### Data shown
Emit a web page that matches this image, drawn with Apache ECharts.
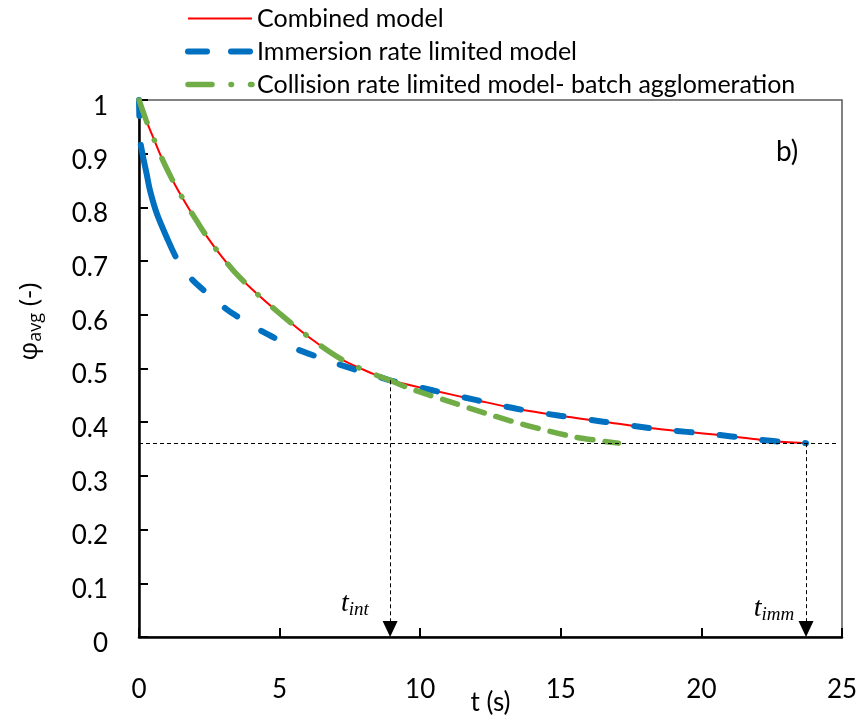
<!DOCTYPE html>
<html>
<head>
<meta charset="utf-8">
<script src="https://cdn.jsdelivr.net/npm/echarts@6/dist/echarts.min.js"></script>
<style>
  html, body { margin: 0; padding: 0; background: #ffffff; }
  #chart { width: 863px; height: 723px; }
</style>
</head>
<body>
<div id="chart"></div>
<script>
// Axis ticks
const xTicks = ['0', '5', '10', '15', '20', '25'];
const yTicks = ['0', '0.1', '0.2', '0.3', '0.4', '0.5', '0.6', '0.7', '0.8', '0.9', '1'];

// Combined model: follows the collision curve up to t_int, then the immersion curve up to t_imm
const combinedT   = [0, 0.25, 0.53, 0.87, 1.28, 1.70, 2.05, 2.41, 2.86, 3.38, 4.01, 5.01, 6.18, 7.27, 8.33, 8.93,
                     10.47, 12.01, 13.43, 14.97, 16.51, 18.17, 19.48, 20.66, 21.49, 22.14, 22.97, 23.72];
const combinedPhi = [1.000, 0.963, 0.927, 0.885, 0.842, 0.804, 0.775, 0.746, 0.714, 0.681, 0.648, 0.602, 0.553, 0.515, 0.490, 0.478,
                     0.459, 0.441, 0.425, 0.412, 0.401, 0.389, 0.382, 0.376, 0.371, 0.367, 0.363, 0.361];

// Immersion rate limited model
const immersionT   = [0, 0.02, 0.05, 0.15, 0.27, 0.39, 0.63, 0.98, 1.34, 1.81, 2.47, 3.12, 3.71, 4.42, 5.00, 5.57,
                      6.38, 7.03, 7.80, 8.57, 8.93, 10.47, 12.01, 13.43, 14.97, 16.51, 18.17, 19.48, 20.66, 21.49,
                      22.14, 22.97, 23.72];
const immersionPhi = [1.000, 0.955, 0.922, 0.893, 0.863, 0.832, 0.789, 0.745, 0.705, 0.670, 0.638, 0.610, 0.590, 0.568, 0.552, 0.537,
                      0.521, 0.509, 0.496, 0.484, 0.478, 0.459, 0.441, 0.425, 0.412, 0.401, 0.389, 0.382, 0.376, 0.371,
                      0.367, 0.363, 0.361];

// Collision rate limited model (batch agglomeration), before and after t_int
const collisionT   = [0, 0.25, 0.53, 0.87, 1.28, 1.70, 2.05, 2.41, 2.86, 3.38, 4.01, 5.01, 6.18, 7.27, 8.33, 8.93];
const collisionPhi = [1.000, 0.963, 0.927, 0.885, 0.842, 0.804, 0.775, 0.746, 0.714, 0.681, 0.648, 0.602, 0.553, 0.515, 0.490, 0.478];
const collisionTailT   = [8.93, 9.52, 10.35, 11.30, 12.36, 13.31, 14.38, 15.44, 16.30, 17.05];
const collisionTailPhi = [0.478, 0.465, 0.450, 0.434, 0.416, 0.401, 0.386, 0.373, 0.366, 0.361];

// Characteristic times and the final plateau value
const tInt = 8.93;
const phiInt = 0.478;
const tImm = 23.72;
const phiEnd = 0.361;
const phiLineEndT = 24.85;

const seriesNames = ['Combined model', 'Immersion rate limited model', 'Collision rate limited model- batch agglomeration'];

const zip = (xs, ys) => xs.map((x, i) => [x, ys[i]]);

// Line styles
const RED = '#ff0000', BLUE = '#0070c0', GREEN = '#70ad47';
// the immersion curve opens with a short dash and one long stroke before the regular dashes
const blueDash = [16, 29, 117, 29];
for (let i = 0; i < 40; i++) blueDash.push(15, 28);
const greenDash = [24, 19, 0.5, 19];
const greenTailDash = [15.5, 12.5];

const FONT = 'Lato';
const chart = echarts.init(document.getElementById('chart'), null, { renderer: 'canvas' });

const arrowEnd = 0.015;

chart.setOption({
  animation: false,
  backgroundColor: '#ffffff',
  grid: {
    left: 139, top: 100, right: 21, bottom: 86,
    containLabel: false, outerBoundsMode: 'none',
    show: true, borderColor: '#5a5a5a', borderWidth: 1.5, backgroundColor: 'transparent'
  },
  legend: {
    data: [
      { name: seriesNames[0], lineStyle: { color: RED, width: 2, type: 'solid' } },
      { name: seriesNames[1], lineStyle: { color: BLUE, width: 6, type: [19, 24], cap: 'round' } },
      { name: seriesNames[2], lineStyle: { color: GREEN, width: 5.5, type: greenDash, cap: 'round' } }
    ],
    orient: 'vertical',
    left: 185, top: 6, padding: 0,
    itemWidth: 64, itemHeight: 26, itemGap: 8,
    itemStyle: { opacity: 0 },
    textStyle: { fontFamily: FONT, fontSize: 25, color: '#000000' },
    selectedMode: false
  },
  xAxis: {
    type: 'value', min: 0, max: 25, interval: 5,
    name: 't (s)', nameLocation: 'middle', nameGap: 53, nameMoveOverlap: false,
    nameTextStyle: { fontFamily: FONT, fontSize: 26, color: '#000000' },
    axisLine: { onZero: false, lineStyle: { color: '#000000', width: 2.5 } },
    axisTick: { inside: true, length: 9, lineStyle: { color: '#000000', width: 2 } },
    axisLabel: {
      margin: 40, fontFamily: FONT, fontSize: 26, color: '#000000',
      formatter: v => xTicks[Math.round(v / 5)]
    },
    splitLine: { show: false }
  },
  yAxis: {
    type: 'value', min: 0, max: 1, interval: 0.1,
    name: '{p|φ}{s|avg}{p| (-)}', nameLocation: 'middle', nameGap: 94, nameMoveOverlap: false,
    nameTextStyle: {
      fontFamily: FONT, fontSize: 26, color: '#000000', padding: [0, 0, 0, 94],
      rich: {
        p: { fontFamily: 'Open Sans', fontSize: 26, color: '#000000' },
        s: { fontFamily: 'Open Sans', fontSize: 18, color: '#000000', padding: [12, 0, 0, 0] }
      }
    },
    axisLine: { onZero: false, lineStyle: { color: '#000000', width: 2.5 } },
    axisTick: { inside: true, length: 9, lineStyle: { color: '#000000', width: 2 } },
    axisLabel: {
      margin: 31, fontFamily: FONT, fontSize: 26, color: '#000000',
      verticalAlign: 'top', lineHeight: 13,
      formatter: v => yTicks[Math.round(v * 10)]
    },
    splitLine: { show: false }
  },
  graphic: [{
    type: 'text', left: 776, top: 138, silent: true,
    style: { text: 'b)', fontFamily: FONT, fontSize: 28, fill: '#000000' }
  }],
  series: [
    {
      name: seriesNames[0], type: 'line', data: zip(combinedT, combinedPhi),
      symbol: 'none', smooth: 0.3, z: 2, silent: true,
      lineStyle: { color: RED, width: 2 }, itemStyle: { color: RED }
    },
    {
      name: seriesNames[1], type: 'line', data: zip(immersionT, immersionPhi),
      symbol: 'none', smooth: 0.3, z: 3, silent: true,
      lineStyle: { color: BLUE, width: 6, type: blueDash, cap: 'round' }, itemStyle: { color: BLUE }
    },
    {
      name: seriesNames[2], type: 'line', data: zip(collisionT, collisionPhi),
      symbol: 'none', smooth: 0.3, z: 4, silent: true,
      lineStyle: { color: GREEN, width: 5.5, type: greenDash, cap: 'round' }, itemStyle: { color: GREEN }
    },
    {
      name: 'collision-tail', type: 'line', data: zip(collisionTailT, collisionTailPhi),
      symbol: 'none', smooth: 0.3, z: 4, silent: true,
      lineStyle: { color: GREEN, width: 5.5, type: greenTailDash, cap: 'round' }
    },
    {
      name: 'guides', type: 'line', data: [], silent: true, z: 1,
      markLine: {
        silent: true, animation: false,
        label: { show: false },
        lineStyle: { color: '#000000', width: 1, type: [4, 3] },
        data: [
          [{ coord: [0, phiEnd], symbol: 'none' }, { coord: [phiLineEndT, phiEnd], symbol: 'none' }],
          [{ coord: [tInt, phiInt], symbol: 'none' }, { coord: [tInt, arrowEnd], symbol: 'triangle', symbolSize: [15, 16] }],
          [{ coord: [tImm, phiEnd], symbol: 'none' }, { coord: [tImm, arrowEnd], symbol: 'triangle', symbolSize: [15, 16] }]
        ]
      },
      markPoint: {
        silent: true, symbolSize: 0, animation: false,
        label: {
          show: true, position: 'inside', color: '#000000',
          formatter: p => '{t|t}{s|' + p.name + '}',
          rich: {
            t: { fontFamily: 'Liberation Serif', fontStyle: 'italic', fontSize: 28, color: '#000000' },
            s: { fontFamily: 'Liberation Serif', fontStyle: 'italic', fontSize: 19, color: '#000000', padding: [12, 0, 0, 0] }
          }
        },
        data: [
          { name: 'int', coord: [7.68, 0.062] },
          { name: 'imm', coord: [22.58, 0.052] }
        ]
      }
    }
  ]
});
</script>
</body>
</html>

### Given request
Exactly as written, please give again the lines from the beginning of the listing through the line containing "0.371, 0.367, 0.363, 0.361];", inclusive, without any pictures.

### Task output
Emit a web page that matches this image, drawn with Apache ECharts.
<!DOCTYPE html>
<html>
<head>
<meta charset="utf-8">
<script src="https://cdn.jsdelivr.net/npm/echarts@6/dist/echarts.min.js"></script>
<style>
  html, body { margin: 0; padding: 0; background: #ffffff; }
  #chart { width: 863px; height: 723px; }
</style>
</head>
<body>
<div id="chart"></div>
<script>
// Axis ticks
const xTicks = ['0', '5', '10', '15', '20', '25'];
const yTicks = ['0', '0.1', '0.2', '0.3', '0.4', '0.5', '0.6', '0.7', '0.8', '0.9', '1'];

// Combined model: follows the collision curve up to t_int, then the immersion curve up to t_imm
const combinedT   = [0, 0.25, 0.53, 0.87, 1.28, 1.70, 2.05, 2.41, 2.86, 3.38, 4.01, 5.01, 6.18, 7.27, 8.33, 8.93,
                     10.47, 12.01, 13.43, 14.97, 16.51, 18.17, 19.48, 20.66, 21.49, 22.14, 22.97, 23.72];
const combinedPhi = [1.000, 0.963, 0.927, 0.885, 0.842, 0.804, 0.775, 0.746, 0.714, 0.681, 0.648, 0.602, 0.553, 0.515, 0.490, 0.478,
                     0.459, 0.441, 0.425, 0.412, 0.401, 0.389, 0.382, 0.376, 0.371, 0.367, 0.363, 0.361];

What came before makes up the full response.